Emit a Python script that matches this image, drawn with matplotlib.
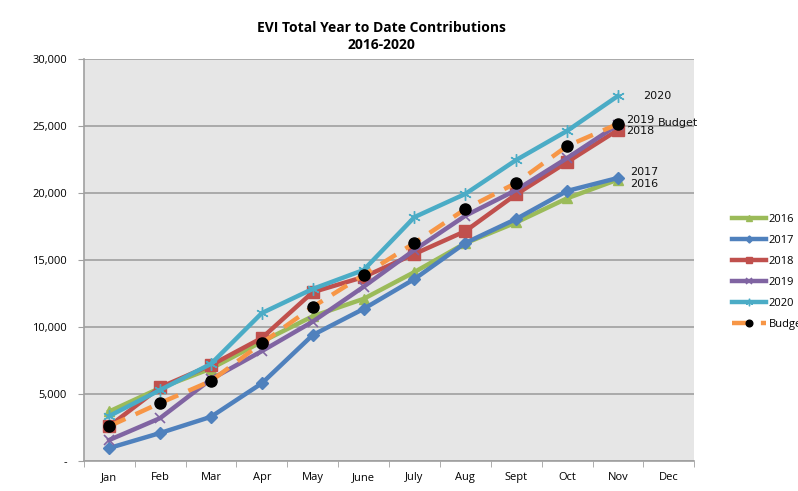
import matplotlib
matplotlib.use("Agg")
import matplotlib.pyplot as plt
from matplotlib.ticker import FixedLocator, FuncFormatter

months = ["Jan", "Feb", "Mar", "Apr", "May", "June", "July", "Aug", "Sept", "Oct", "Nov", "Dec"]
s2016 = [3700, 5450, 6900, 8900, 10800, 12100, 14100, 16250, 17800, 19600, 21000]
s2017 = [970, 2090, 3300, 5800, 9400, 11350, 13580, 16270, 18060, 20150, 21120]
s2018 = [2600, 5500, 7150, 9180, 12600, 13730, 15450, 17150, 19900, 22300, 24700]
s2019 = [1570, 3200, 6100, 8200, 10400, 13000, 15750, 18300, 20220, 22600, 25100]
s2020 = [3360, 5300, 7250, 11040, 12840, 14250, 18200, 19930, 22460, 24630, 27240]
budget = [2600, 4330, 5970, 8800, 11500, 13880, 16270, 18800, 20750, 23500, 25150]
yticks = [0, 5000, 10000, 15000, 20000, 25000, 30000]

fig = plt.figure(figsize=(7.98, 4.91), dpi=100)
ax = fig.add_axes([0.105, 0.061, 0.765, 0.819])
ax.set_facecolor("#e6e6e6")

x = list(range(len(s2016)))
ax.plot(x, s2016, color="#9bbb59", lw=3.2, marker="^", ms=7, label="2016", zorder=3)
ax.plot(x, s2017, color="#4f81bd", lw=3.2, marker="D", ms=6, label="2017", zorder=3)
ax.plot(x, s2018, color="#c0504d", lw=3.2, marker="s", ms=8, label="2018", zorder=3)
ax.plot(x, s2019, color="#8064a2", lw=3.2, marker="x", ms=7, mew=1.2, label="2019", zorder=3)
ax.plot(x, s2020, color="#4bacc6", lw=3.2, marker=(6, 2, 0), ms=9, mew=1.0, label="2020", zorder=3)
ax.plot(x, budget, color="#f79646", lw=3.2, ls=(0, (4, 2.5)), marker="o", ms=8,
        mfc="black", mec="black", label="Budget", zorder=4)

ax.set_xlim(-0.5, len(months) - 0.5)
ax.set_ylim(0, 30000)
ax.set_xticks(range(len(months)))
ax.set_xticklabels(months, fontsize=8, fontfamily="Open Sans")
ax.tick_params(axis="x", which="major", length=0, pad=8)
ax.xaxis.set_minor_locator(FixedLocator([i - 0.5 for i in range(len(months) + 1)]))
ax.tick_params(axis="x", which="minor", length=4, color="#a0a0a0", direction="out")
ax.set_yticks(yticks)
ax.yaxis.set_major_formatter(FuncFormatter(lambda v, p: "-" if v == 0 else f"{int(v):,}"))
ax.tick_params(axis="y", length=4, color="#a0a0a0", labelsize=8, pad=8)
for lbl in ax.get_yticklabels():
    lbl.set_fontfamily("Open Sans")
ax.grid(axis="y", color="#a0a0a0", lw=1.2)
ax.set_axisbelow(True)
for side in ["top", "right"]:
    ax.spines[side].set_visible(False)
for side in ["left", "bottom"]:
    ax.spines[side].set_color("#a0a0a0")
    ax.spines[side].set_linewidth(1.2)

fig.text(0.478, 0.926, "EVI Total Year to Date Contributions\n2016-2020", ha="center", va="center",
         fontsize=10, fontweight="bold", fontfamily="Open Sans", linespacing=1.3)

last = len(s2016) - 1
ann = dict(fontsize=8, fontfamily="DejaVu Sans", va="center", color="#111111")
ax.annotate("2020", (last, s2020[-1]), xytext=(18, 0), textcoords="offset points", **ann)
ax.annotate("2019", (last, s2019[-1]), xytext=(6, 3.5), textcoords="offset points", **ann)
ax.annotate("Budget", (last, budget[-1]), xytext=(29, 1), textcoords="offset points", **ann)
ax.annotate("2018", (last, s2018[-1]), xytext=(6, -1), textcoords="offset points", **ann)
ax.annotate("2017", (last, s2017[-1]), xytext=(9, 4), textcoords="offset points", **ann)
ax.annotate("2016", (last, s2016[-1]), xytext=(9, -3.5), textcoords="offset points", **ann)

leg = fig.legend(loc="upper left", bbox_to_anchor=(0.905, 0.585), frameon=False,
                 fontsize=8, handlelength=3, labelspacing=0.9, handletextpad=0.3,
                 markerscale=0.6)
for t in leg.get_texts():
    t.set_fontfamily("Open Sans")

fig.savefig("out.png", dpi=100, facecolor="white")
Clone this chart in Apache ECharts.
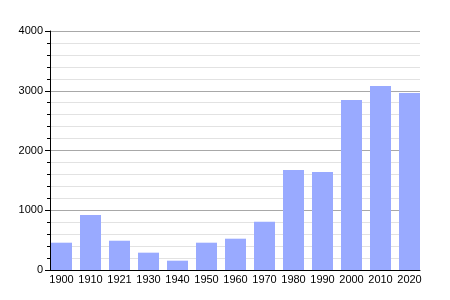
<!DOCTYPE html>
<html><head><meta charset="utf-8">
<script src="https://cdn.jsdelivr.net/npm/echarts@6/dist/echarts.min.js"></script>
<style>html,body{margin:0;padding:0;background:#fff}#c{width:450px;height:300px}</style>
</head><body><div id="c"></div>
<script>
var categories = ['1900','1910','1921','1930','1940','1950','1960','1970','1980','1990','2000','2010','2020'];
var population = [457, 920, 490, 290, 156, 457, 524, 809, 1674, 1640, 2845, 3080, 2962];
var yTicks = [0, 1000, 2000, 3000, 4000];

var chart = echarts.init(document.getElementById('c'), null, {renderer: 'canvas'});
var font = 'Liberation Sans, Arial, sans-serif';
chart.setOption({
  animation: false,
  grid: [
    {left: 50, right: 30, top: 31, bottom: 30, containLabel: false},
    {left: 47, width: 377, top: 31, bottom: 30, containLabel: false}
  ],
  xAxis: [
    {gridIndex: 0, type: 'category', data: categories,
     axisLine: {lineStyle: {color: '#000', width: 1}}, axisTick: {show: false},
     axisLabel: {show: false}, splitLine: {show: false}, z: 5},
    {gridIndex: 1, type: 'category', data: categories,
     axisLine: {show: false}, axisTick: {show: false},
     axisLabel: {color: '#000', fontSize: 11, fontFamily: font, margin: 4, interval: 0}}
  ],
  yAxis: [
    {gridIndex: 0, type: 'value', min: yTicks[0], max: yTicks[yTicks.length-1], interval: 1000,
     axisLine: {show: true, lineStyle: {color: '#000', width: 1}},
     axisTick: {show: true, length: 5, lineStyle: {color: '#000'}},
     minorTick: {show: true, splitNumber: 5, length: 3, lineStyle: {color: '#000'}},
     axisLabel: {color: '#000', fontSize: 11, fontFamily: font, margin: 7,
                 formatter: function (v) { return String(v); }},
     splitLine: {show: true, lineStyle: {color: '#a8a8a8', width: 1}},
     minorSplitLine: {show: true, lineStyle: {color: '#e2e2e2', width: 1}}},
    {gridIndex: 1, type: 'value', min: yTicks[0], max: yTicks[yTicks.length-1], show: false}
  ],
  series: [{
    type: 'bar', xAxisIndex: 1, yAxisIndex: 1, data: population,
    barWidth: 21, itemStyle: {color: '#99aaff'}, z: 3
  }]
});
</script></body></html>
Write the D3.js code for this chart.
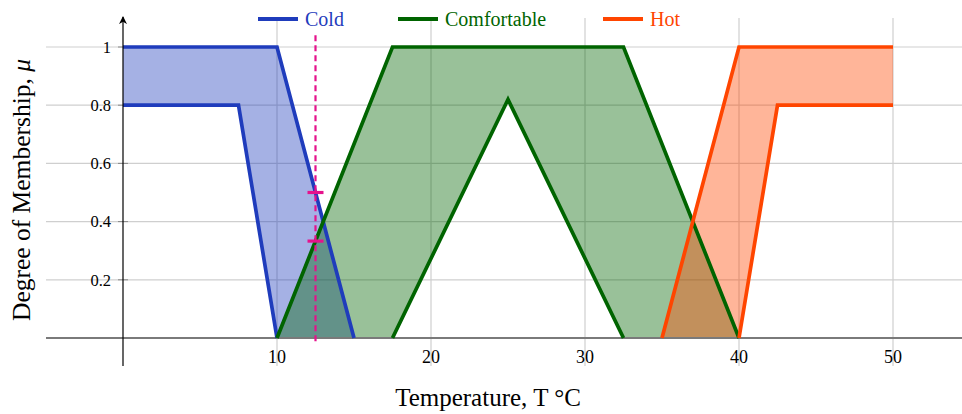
- - -
Go through the listing above and write it all out exactly, leaving out any picture.

Emit a Python script that matches this image, drawn with matplotlib.
import matplotlib
matplotlib.use("Agg")
import matplotlib.pyplot as plt
from matplotlib.ticker import FixedLocator, FuncFormatter

months = ["Jan", "Feb", "Mar", "Apr", "May", "June", "July", "Aug", "Sept", "Oct", "Nov", "Dec"]
s2016 = [3700, 5450, 6900, 8900, 10800, 12100, 14100, 16250, 17800, 19600, 21000]
s2017 = [970, 2090, 3300, 5800, 9400, 11350, 13580, 16270, 18060, 20150, 21120]
s2018 = [2600, 5500, 7150, 9180, 12600, 13730, 15450, 17150, 19900, 22300, 24700]
s2019 = [1570, 3200, 6100, 8200, 10400, 13000, 15750, 18300, 20220, 22600, 25100]
s2020 = [3360, 5300, 7250, 11040, 12840, 14250, 18200, 19930, 22460, 24630, 27240]
budget = [2600, 4330, 5970, 8800, 11500, 13880, 16270, 18800, 20750, 23500, 25150]
yticks = [0, 5000, 10000, 15000, 20000, 25000, 30000]

fig = plt.figure(figsize=(7.98, 4.91), dpi=100)
ax = fig.add_axes([0.105, 0.061, 0.765, 0.819])
ax.set_facecolor("#e6e6e6")

x = list(range(len(s2016)))
ax.plot(x, s2016, color="#9bbb59", lw=3.2, marker="^", ms=7, label="2016", zorder=3)
ax.plot(x, s2017, color="#4f81bd", lw=3.2, marker="D", ms=6, label="2017", zorder=3)
ax.plot(x, s2018, color="#c0504d", lw=3.2, marker="s", ms=8, label="2018", zorder=3)
ax.plot(x, s2019, color="#8064a2", lw=3.2, marker="x", ms=7, mew=1.2, label="2019", zorder=3)
ax.plot(x, s2020, color="#4bacc6", lw=3.2, marker=(6, 2, 0), ms=9, mew=1.0, label="2020", zorder=3)
ax.plot(x, budget, color="#f79646", lw=3.2, ls=(0, (4, 2.5)), marker="o", ms=8,
        mfc="black", mec="black", label="Budget", zorder=4)

ax.set_xlim(-0.5, len(months) - 0.5)
ax.set_ylim(0, 30000)
ax.set_xticks(range(len(months)))
ax.set_xticklabels(months, fontsize=8, fontfamily="Open Sans")
ax.tick_params(axis="x", which="major", length=0, pad=8)
ax.xaxis.set_minor_locator(FixedLocator([i - 0.5 for i in range(len(months) + 1)]))
ax.tick_params(axis="x", which="minor", length=4, color="#a0a0a0", direction="out")
ax.set_yticks(yticks)
ax.yaxis.set_major_formatter(FuncFormatter(lambda v, p: "-" if v == 0 else f"{int(v):,}"))
ax.tick_params(axis="y", length=4, color="#a0a0a0", labelsize=8, pad=8)
for lbl in ax.get_yticklabels():
    lbl.set_fontfamily("Open Sans")
ax.grid(axis="y", color="#a0a0a0", lw=1.2)
ax.set_axisbelow(True)
for side in ["top", "right"]:
    ax.spines[side].set_visible(False)
for side in ["left", "bottom"]:
    ax.spines[side].set_color("#a0a0a0")
    ax.spines[side].set_linewidth(1.2)

fig.text(0.478, 0.926, "EVI Total Year to Date Contributions\n2016-2020", ha="center", va="center",
         fontsize=10, fontweight="bold", fontfamily="Open Sans", linespacing=1.3)

last = len(s2016) - 1
ann = dict(fontsize=8, fontfamily="DejaVu Sans", va="center", color="#111111")
ax.annotate("2020", (last, s2020[-1]), xytext=(18, 0), textcoords="offset points", **ann)
ax.annotate("2019", (last, s2019[-1]), xytext=(6, 3.5), textcoords="offset points", **ann)
ax.annotate("Budget", (last, budget[-1]), xytext=(29, 1), textcoords="offset points", **ann)
ax.annotate("2018", (last, s2018[-1]), xytext=(6, -1), textcoords="offset points", **ann)
ax.annotate("2017", (last, s2017[-1]), xytext=(9, 4), textcoords="offset points", **ann)
ax.annotate("2016", (last, s2016[-1]), xytext=(9, -3.5), textcoords="offset points", **ann)

leg = fig.legend(loc="upper left", bbox_to_anchor=(0.905, 0.585), frameon=False,
                 fontsize=8, handlelength=3, labelspacing=0.9, handletextpad=0.3,
                 markerscale=0.6)
for t in leg.get_texts():
    t.set_fontfamily("Open Sans")

fig.savefig("out.png", dpi=100, facecolor="white")
Clone this chart in Apache ECharts.
<!DOCTYPE html>
<html><head><meta charset="utf-8">
<script src="https://cdn.jsdelivr.net/npm/echarts@6/dist/echarts.min.js"></script>
<style>html,body{margin:0;padding:0;background:#fff}#c{width:450px;height:300px}</style>
</head><body><div id="c"></div>
<script>
var categories = ['1900','1910','1921','1930','1940','1950','1960','1970','1980','1990','2000','2010','2020'];
var population = [457, 920, 490, 290, 156, 457, 524, 809, 1674, 1640, 2845, 3080, 2962];
var yTicks = [0, 1000, 2000, 3000, 4000];

var chart = echarts.init(document.getElementById('c'), null, {renderer: 'canvas'});
var font = 'Liberation Sans, Arial, sans-serif';
chart.setOption({
  animation: false,
  grid: [
    {left: 50, right: 30, top: 31, bottom: 30, containLabel: false},
    {left: 47, width: 377, top: 31, bottom: 30, containLabel: false}
  ],
  xAxis: [
    {gridIndex: 0, type: 'category', data: categories,
     axisLine: {lineStyle: {color: '#000', width: 1}}, axisTick: {show: false},
     axisLabel: {show: false}, splitLine: {show: false}, z: 5},
    {gridIndex: 1, type: 'category', data: categories,
     axisLine: {show: false}, axisTick: {show: false},
     axisLabel: {color: '#000', fontSize: 11, fontFamily: font, margin: 4, interval: 0}}
  ],
  yAxis: [
    {gridIndex: 0, type: 'value', min: yTicks[0], max: yTicks[yTicks.length-1], interval: 1000,
     axisLine: {show: true, lineStyle: {color: '#000', width: 1}},
     axisTick: {show: true, length: 5, lineStyle: {color: '#000'}},
     minorTick: {show: true, splitNumber: 5, length: 3, lineStyle: {color: '#000'}},
     axisLabel: {color: '#000', fontSize: 11, fontFamily: font, margin: 7,
                 formatter: function (v) { return String(v); }},
     splitLine: {show: true, lineStyle: {color: '#a8a8a8', width: 1}},
     minorSplitLine: {show: true, lineStyle: {color: '#e2e2e2', width: 1}}},
    {gridIndex: 1, type: 'value', min: yTicks[0], max: yTicks[yTicks.length-1], show: false}
  ],
  series: [{
    type: 'bar', xAxisIndex: 1, yAxisIndex: 1, data: population,
    barWidth: 21, itemStyle: {color: '#99aaff'}, z: 3
  }]
});
</script></body></html>
Write the D3.js code for this chart.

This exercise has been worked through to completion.